Speaking to the Sunday Post, the parents have revealed what they're planning on doing to ensure their household doesn't plunge into chaos.

Getting out in the garden, doing some DIY and signing up to Netflix are some of the activities high on their list.

Mrs Hann, 50, who works in a cafe, said: "It’s a little bit crazy, a little bit chaotic and a little bit scary, but it’s actually nice to get back to being a family.

"Usually everyone is in and out at different times for work and school but now we are all stuck at home, we are getting back to a routine and it’s mad, but in a lot of ways not such a bad thing.

“We’ve had to adjust with introducing rules and a bit more routine and activity, but we’re surviving and working well together.

"It just shows you how strong the family bond can be.”

Her husband, a nurse practitioner at Ninewells hospital in Dundee, is busy helping to tackle the coronavirus pandemic

But the Hanns, who are Mormons, say they have split up chores to get on with around the house on a daily basis.

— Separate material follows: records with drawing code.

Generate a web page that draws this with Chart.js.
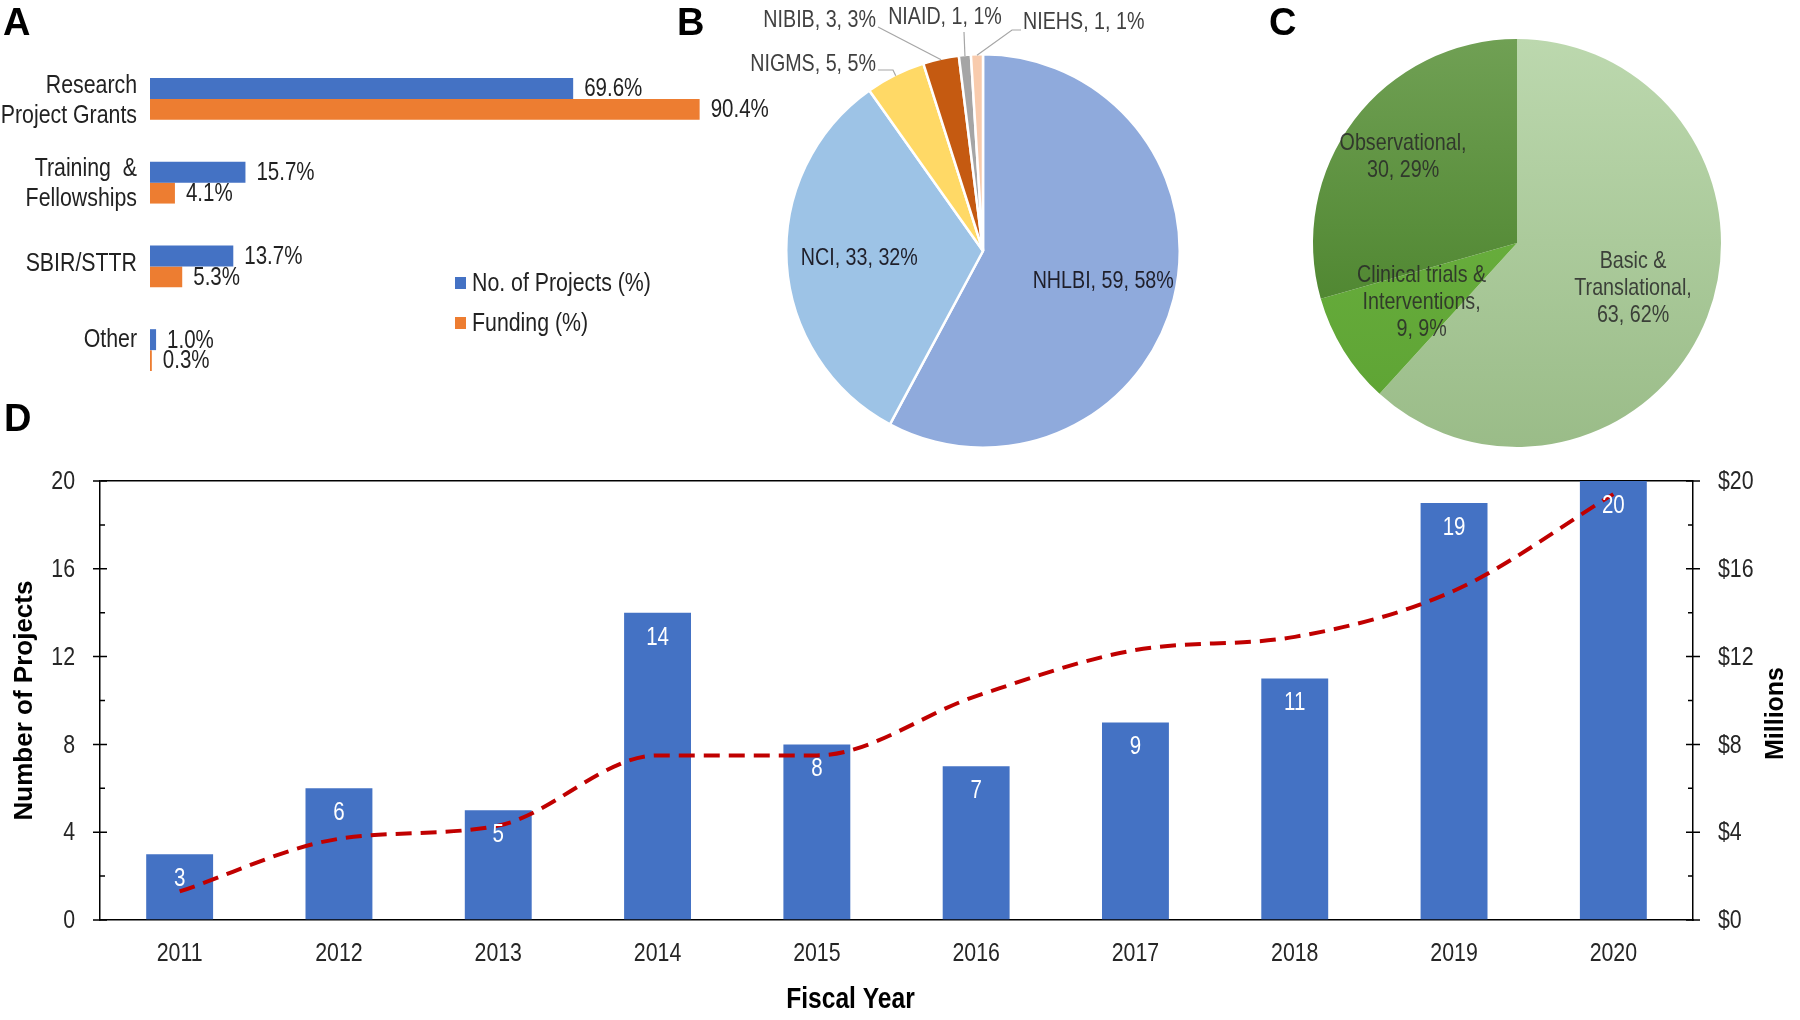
<!DOCTYPE html>
<html><head><meta charset="utf-8">
<script src="https://cdn.jsdelivr.net/npm/chart.js@4.4.1/dist/chart.umd.min.js"></script>
<style>
html,body{margin:0;padding:0;background:#fff;}
body{width:1800px;height:1020px;position:relative;overflow:hidden;}
.panel{position:absolute;}
.letter{position:absolute;font:bold 38px 'Liberation Sans',Arial,sans-serif;line-height:1;color:#000;}
canvas{display:block;}
</style></head><body>
<canvas id="ca" class="panel" width="800" height="420" style="left:0;top:0"></canvas>
<canvas id="cb" class="panel" width="560" height="460" style="left:700px;top:0"></canvas>
<canvas id="cc" class="panel" width="540" height="460" style="left:1260px;top:0"></canvas>
<canvas id="cd" class="panel" width="1800" height="580" style="left:0;top:440px"></canvas>
<div class="letter" style="left:3px;top:3px">A</div>
<div class="letter" style="left:677px;top:3px">B</div>
<div class="letter" style="left:1269px;top:3px">C</div>
<div class="letter" style="left:4px;top:399px">D</div>
<script>
// ---------- DATA ----------
const grantTypes = [['Research', 'Project Grants'], ['Training  &', 'Fellowships'], ['SBIR/STTR'], ['Other']];
const projectsPct = [69.6, 15.7, 13.7, 1.0];
const fundingPct = [90.4, 4.1, 5.3, 0.3];
const seriesNamesA = ['No. of Projects (%)', 'Funding (%)'];

const institutes = ['NHLBI', 'NCI', 'NIGMS', 'NIBIB', 'NIAID', 'NIEHS'];
const instituteProjects = [59, 33, 5, 3, 1, 1];

const researchTypes = [['Basic &', 'Translational,'], ['Clinical trials &', 'Interventions,'], ['Observational,']];
const researchProjects = [63, 9, 30];

const fiscalYears = ['2011', '2012', '2013', '2014', '2015', '2016', '2017', '2018', '2019', '2020'];
const projectsPerYear = [3, 6, 5, 14, 8, 7, 9, 11, 19, 20];
const fundingMillions = [1.3, 3.7, 4.3, 7.5, 7.5, 10.2, 12.3, 12.9, 15.0, 19.4];

// ---------- STYLE ----------
const WIDE = "'Liberation Sans', Arial, sans-serif";
const SQ = 0.82; // horizontal squeeze to imitate a narrow face
Chart.defaults.font.family = WIDE;
Chart.defaults.color = '#222';
const BLUE = '#4472C4', ORANGE = '#ED7D31';

function drawText(ctx, text, x, y, o = {}) {
  const size = o.size || 25, weight = o.weight || 'normal';
  ctx.save();
  ctx.font = `${weight} ${size}px ${WIDE}`;
  ctx.fillStyle = o.color || '#222';
  ctx.textAlign = o.align || 'left';
  ctx.textBaseline = 'middle';
  ctx.translate(x, y);
  if (o.rotate) ctx.rotate(o.rotate);
  ctx.scale(o.squeeze === undefined ? SQ : o.squeeze, 1);
  ctx.fillText(text, 0, 0);
  ctx.restore();
}

// ---------- PANEL A ----------
const panelAText = {
  id: 'panelAText',
  afterDraw(chart, args, opts) {
    const ctx = chart.ctx, ca = chart.chartArea, ys = chart.scales.y;
    // category labels
    chart.data.labels.forEach((lab, i) => {
      const lines = Array.isArray(lab) ? lab : [lab];
      const cy = ys.getPixelForTick(i) + (opts.labelShift[i] || 0);
      lines.forEach((ln, k) => drawText(ctx, ln, ca.left - 13, cy + (k - (lines.length - 1) / 2) * 30 + 1, { size: 26, align: 'right' }));
    });
    // value labels
    chart.data.datasets.forEach((ds, i) => {
      chart.getDatasetMeta(i).data.forEach((bar, j) => {
        drawText(ctx, ds.data[j].toFixed(1) + '%', bar.x + 11, bar.y + 1, { size: 25 });
      });
    });
    // legend
    chart.data.datasets.forEach((ds, i) => {
      const y = 283 + i * 40;
      ctx.fillStyle = ds.backgroundColor; ctx.fillRect(455, y - 6, 11, 12);
      drawText(ctx, ds.label, 472, y + 1, { size: 26 });
    });
  }
};
new Chart(document.getElementById('ca'), {
  type: 'bar',
  data: {
    labels: grantTypes,
    datasets: [
      { label: seriesNamesA[0], data: projectsPct, backgroundColor: BLUE, categoryPercentage: 0.5, barPercentage: 1 },
      { label: seriesNamesA[1], data: fundingPct, backgroundColor: ORANGE, categoryPercentage: 0.5, barPercentage: 1 }
    ]
  },
  options: {
    indexAxis: 'y', responsive: false, animation: false, devicePixelRatio: 1,
    layout: { padding: { top: 57, bottom: 28, right: 42, left: 0 } },
    scales: {
      x: { display: false, min: 0, max: 100 },
      y: {
        grid: { display: false }, border: { display: false },
        ticks: { display: false },
        afterFit(s) { s.width = 150; }
      }
    },
    plugins: { legend: { display: false }, tooltip: { enabled: false }, panelAText: { labelShift: [1, 0, -4, -11] } }
  },
  plugins: [panelAText]
});

// ---------- PANEL B ----------
const pieLabelsB = {
  id: 'pieLabelsB',
  afterDraw(chart, args, opts) {
    const ctx = chart.ctx, meta = chart.getDatasetMeta(0), ds = chart.data.datasets[0];
    const total = ds.data.reduce((a, b) => a + b, 0);
    meta.data.forEach((arc, i) => {
      const p = arc.getProps(['x', 'y', 'startAngle', 'endAngle', 'outerRadius'], true);
      const mid = (p.startAngle + p.endAngle) / 2;
      const text = `${chart.data.labels[i]}, ${ds.data[i]}, ${Math.round(ds.data[i] / total * 100)}%`;
      const o = opts.outside[i];
      if (!o) {
        const r = p.outerRadius * opts.insideRadius;
        drawText(ctx, text, p.x + Math.cos(mid) * r, p.y + Math.sin(mid) * r, { size: 24, align: 'center', color: '#1f1f2a' });
      } else {
        ctx.save();
        ctx.strokeStyle = '#A6A6A6'; ctx.lineWidth = 1.2;
        ctx.beginPath();
        ctx.moveTo(p.x + Math.cos(mid) * (p.outerRadius - 1), p.y + Math.sin(mid) * (p.outerRadius - 1));
        o.path.forEach(q => ctx.lineTo(p.x + q[0], p.y + q[1]));
        ctx.stroke();
        ctx.restore();
        drawText(ctx, text, p.x + o.tx, p.y + o.ty, { size: 24, align: o.align, color: '#404040' });
      }
    });
  }
};
new Chart(document.getElementById('cb'), {
  type: 'pie',
  data: {
    labels: institutes,
    datasets: [{
      data: instituteProjects,
      backgroundColor: ['#8FAADC', '#9DC3E6', '#FFD966', '#C55A11', '#A5A5A5', '#F8CBAD'],
      borderColor: '#fff', borderWidth: 2.5
    }]
  },
  options: {
    responsive: false, animation: false, devicePixelRatio: 1,
    layout: { padding: { left: 85, top: 53, right: 79, bottom: 11 } },
    plugins: {
      legend: { display: false }, tooltip: { enabled: false },
      pieLabelsB: {
        insideRadius: 0.63,
        outside: [null, null,
          { tx: -107, ty: -187, align: 'right', path: [[-90, -181], [-105, -181]] },
          { tx: -107, ty: -231, align: 'right', path: [[-105, -224]] },
          { tx: -38, ty: -234, align: 'center', path: [[-19, -219]] },
          { tx: 40, ty: -229, align: 'left', path: [[29, -221], [38, -221]] }
        ]
      }
    }
  },
  plugins: [pieLabelsB]
});

// ---------- PANEL C ----------
const greenGradients = [['#BCD8AE', '#9ABC88'], ['#72B746', '#5CA232'], ['#70A054', '#3F7A1F']];
const pieLabelsC = {
  id: 'pieLabelsC',
  afterDraw(chart, args, opts) {
    const ctx = chart.ctx, meta = chart.getDatasetMeta(0), ds = chart.data.datasets[0];
    const total = ds.data.reduce((a, b) => a + b, 0);
    meta.data.forEach((arc, i) => {
      const p = arc.getProps(['x', 'y', 'startAngle', 'endAngle', 'outerRadius'], true);
      const mid = (p.startAngle + p.endAngle) / 2;
      const r = p.outerRadius * opts.radii[i];
      const lines = [...chart.data.labels[i], `${ds.data[i]}, ${Math.round(ds.data[i] / total * 100)}%`];
      const cx = p.x + Math.cos(mid) * r, cy = p.y + Math.sin(mid) * r;
      lines.forEach((ln, k) => drawText(ctx, ln, cx, cy + (k - (lines.length - 1) / 2) * 27, { size: 24, align: 'center', color: 'rgba(40,40,40,0.85)' }));
    });
  }
};
new Chart(document.getElementById('cc'), {
  type: 'pie',
  data: {
    labels: researchTypes,
    datasets: [{
      data: researchProjects,
      backgroundColor(ctx) {
        const ch = ctx.chart, a = ch.chartArea;
        if (!a) return greenGradients[ctx.dataIndex][0];
        const g = ch.ctx.createLinearGradient(0, a.top, 0, a.bottom);
        g.addColorStop(0, greenGradients[ctx.dataIndex][0]);
        g.addColorStop(1, greenGradients[ctx.dataIndex][1]);
        return g;
      },
      borderWidth: 0
    }]
  },
  options: {
    responsive: false, animation: false, devicePixelRatio: 1,
    layout: { padding: { left: 53, top: 39, right: 79, bottom: 13 } },
    plugins: {
      legend: { display: false }, tooltip: { enabled: false },
      pieLabelsC: { radii: [0.61, 0.55, 0.7] }
    }
  },
  plugins: [pieLabelsC]
});

// ---------- PANEL D ----------
const panelDText = {
  id: 'panelDText',
  afterDraw(chart, args, opts) {
    const ctx = chart.ctx, ca = chart.chartArea;
    // bar values inside bar tops
    const idx = chart.data.datasets.findIndex(d => d.type === 'bar');
    chart.getDatasetMeta(idx).data.forEach((b, j) =>
      drawText(ctx, String(chart.data.datasets[idx].data[j]), b.x, b.y + 25, { size: 25, align: 'center', color: '#fff' }));
    // x tick labels
    const xs = chart.scales.x;
    chart.data.labels.forEach((lab, i) => drawText(ctx, lab, xs.getPixelForTick(i), ca.bottom + 34, { size: 26, align: 'center', color: '#262626' }));
    drawText(ctx, opts.xTitle, (ca.left + ca.right) / 2 - 46, ca.bottom + 80, { size: 30, weight: 'bold', align: 'center', color: '#000' });
    // y ticks (marks + labels)
    ctx.save();
    ctx.strokeStyle = '#000'; ctx.lineWidth = 1.5;
    ctx.beginPath();
    ['y', 'y1'].forEach(id => {
      const s = chart.scales[id];
      const left = id === 'y';
      const ax = left ? ca.left : ca.right;
      s.ticks.forEach(t => {
        const v = t.value, py = s.getPixelForValue(v);
        if (v % 4 === 0) {
          ctx.moveTo(ax - 7, py); ctx.lineTo(ax + 7, py);
          drawText(ctx, (left ? '' : '$') + v, left ? ax - 25 : ax + 25, py + 1, { size: 26, align: left ? 'right' : 'left', color: '#262626' });
        } else {
          ctx.moveTo(ax, py); ctx.lineTo(ax + (left ? 5 : -5), py);
        }
      });
    });
    ctx.stroke();
    ctx.restore();
    drawText(ctx, opts.rightTitle, chart.width - 24, (ca.top + ca.bottom) / 2 + 13, { size: 25, weight: 'bold', align: 'center', color: '#000', rotate: -Math.PI / 2, squeeze: 1 });
  }
};
new Chart(document.getElementById('cd'), {
  type: 'bar',
  data: {
    labels: fiscalYears,
    datasets: [
      {
        type: 'line', label: 'Funding (Millions)', data: fundingMillions, yAxisID: 'y1',
        borderColor: '#C00000', borderWidth: 4, borderDash: [16, 9], pointRadius: 0,
        cubicInterpolationMode: 'monotone', fill: false, order: 0
      },
      {
        type: 'bar', label: 'Number of Projects', data: projectsPerYear, yAxisID: 'y',
        backgroundColor: BLUE, barPercentage: 0.42, categoryPercentage: 1, order: 1
      }
    ]
  },
  options: {
    responsive: false, animation: false, devicePixelRatio: 1,
    layout: { padding: { top: 41, left: 0, right: 0, bottom: 0 } },
    scales: {
      x: {
        grid: { display: false }, border: { display: true, color: '#000', width: 1.5 },
        ticks: { display: false },
        afterFit(s) { s.height = 100; }
      },
      y: {
        position: 'left', min: 0, max: 20,
        ticks: { stepSize: 2, display: false },
        grid: { drawTicks: false, drawOnChartArea: true, lineWidth: 1.5, color: c => (c.tick && c.tick.value === 20 ? '#000' : 'rgba(0,0,0,0)') },
        border: { display: true, color: '#000', width: 1.5 },
        title: { display: true, text: 'Number of Projects', color: '#000', font: { family: WIDE, size: 26, weight: 'bold' }, padding: { top: 9 } },
        afterFit(s) { s.width = 100; }
      },
      y1: {
        position: 'right', min: 0, max: 20,
        ticks: { stepSize: 2, display: false },
        grid: { drawTicks: false, drawOnChartArea: false },
        border: { display: true, color: '#000', width: 1.5 },
        afterFit(s) { s.width = 107; }
      }
    },
    plugins: { legend: { display: false }, tooltip: { enabled: false }, panelDText: { rightTitle: 'Millions', xTitle: 'Fiscal Year' } }
  },
  plugins: [panelDText]
});
</script>
</body></html>
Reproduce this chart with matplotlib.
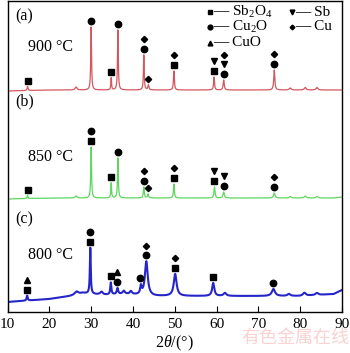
import numpy as np
import matplotlib
matplotlib.use("Agg")
import matplotlib.pyplot as plt

plt.rcParams['font.family'] = ['Liberation Serif', 'DejaVu Serif']
plt.rcParams['mathtext.fontset'] = 'custom'
plt.rcParams['mathtext.rm'] = 'Liberation Serif'
plt.rcParams['mathtext.it'] = 'Liberation Serif:italic'

# peaks: position (deg), height (px), FWHM (deg)
red_pos = [14.8, 26.4, 30.0, 34.8, 36.4, 42.6, 43.7, 49.8, 59.4, 61.7, 73.8, 77.6, 81.2, 84.0]
red_h = [4, 3, 63, 12, 60, 35, 5, 19, 13, 10, 20, 2, 2.5, 2.5]
red_w = [0.25, 0.5, 0.22, 0.2, 0.22, 0.22, 0.3, 0.25, 0.25, 0.3, 0.3, 0.5, 0.5, 0.5]

green_pos = [14.8, 26.4, 30.0, 34.8, 36.4, 42.6, 43.6, 49.8, 59.5, 61.7, 73.8, 77.6, 81.2, 84.0]
green_h = [3, 2, 51, 15, 40, 11, 4, 14, 11, 6, 5, 1.5, 2, 1.5]
green_w = [0.25, 0.5, 0.22, 0.2, 0.22, 0.25, 0.3, 0.25, 0.3, 0.35, 0.4, 0.5, 0.5, 0.5]

blue_pos = [14.7, 26.5, 29.8, 32.5, 34.7, 36.3, 37.8, 39.5, 41.9, 43.2, 50.1, 59.2, 62.0, 73.6, 77.3, 81.0, 84.0]
blue_h = [5, 3, 46, 3, 12, 6, 3, 3, 8, 34, 22, 13, 3, 7, 2, 3, 2]
blue_w = [0.3, 1.0, 0.25, 0.8, 0.3, 0.4, 0.6, 0.6, 0.4, 0.8, 0.8, 0.6, 0.8, 0.9, 0.8, 0.8, 0.8]

# background levels (px above the bottom axis)
bg_x = [10, 20, 25, 28, 30, 33, 38, 45, 55, 65, 80, 88, 90]
red_bg = [221, 222, 222, 222, 222, 222, 222, 222, 222, 222, 222, 222, 222]
green_bg = [113, 114, 114, 114, 114, 114, 114, 114, 114, 114, 114, 114, 115]
blue_bg = [10, 13, 16, 19, 18, 17, 18, 16, 16, 16, 16, 18, 22]

# phase markers: peak position, symbols from bottom to top
red_marks = [(14.8, 's'), (30.0, 'o'), (34.8, 's'), (36.4, 'o'), (42.6, 'oD'), (43.7, 'D'),
             (49.8, 'sD'), (59.4, 'sv'), (61.7, 'ovD'), (73.8, 'oD')]
green_marks = [(14.8, 's'), (30.0, 'so'), (34.8, 's'), (36.4, 'o'), (42.6, 'oD'), (43.6, 'D'),
               (49.8, 'sD'), (59.5, 'sv'), (61.7, 'ov'), (73.8, 'oD')]
blue_marks = [(14.7, 's^'), (29.8, 'so'), (34.7, 's'), (36.3, 'o^'), (41.6, 'o'), (43.2, 'oD'),
              (50.1, 'sD'), (59.2, 's'), (73.6, 'o')]

labels = ['(a)', '(b)', '(c)']
temps = ['900 °C', '850 °C', '800 °C']
label_y = [296, 211, 93]
temp_y = [265, 155, 57]

phase_syms = ['s', 'o', '^', 'v', 'D']
phase_names = ['Sb$_\\mathrm{2}$O$_\\mathrm{4}$', 'Cu$_\\mathrm{2}$O', 'CuO', 'Sb', 'Cu']

msize = {'s': 4.3, 'o': 4.6, 'D': 3.2, 'v': 4.6, '^': 4.6}

x = np.linspace(10, 90, 2401)


def pattern(pos, h, w, bg):
    y = np.interp(x, bg_x, bg)
    for p, a, fw in zip(pos, h, w):
        y = y + a / (1 + ((x - p) / (fw / 2)) ** 2)
    return y


fig = plt.figure(figsize=(3.5, 3.53), dpi=100)
ax = fig.add_axes([7.5 / 350, 41 / 353, 334.5 / 350, 311 / 353])

traces = [
    (pattern(red_pos, red_h, red_w, red_bg), '#d4575e', 0.9, red_marks),
    (pattern(green_pos, green_h, green_w, green_bg), '#5ed65e', 0.9, green_marks),
    (pattern(blue_pos, blue_h, blue_w, blue_bg), '#2626c8', 1.5, blue_marks),
]

for i, (y, col, lw, marks) in enumerate(traces):
    ax.plot(x, y, color=col, lw=lw)
    for p, syms in marks:
        sel = np.abs(x - p) < 0.4
        top = y[sel].max()
        for k, s in enumerate(syms):
            ax.plot(p, top + 6 + 9.5 * k, marker=s, color='k', ms=msize[s], ls='none')
    ax.text(11.8, label_y[i], labels[i], fontsize=11.5, va='center', ha='left')
    ax.text(15.0, temp_y[i], temps[i], fontsize=11.5, va='center', ha='left')

# hand-placed key (two columns, like the original)
key_x = [0.605, 0.605, 0.605, 0.8505, 0.8505]
key_y = [0.9646, 0.9164, 0.865, 0.9646, 0.9164]
for s, name, kx, ky in zip(phase_syms, phase_names, key_x, key_y):
    ax.plot(kx, ky, marker=s, color='k', ms=msize[s] * 0.75, ls='none', transform=ax.transAxes)
    ax.text(kx + 0.01, ky, '— ' + name, fontsize=11, va='center', ha='left', transform=ax.transAxes)

ax.set_xlim(10, 90)
ax.set_ylim(0, 311)
ax.set_xticks(np.arange(10, 91, 10))
ax.set_yticks([])
ax.tick_params(axis='x', direction='in', length=4, labelsize=11, pad=4)
for s in ax.spines.values():
    s.set_linewidth(1.0)
ax.set_xlabel('$\\mathit{2}\\theta$/(°)', fontsize=11.5, labelpad=2)

fig.text(0.843, 0.042, '有色金属在线', fontsize=13, color='#f9d2d2', ha='center', va='center',
         family=['Noto Sans CJK SC', 'DejaVu Sans'])

fig.savefig('out.png', dpi=100)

They also admit they're encouraging the kids to work as a team and to keep up their exercise, such as walking the dog, Buster.

Emma added: "We now have some conditions, like no TV if the house isn’t tidy, and the kids need to clear away their own dishes after meals and take turns helping prepare dinner for the rest of the family.

"We aren’t really doing home-schooling. We have a few learning apps and homework packs, so are working through those a little every day, although the schedule isn’t rigid.

"It would be too hard to keep that many kids in check all day long.”

Alice, 21, and is good at maths, is helping her teenage siblings.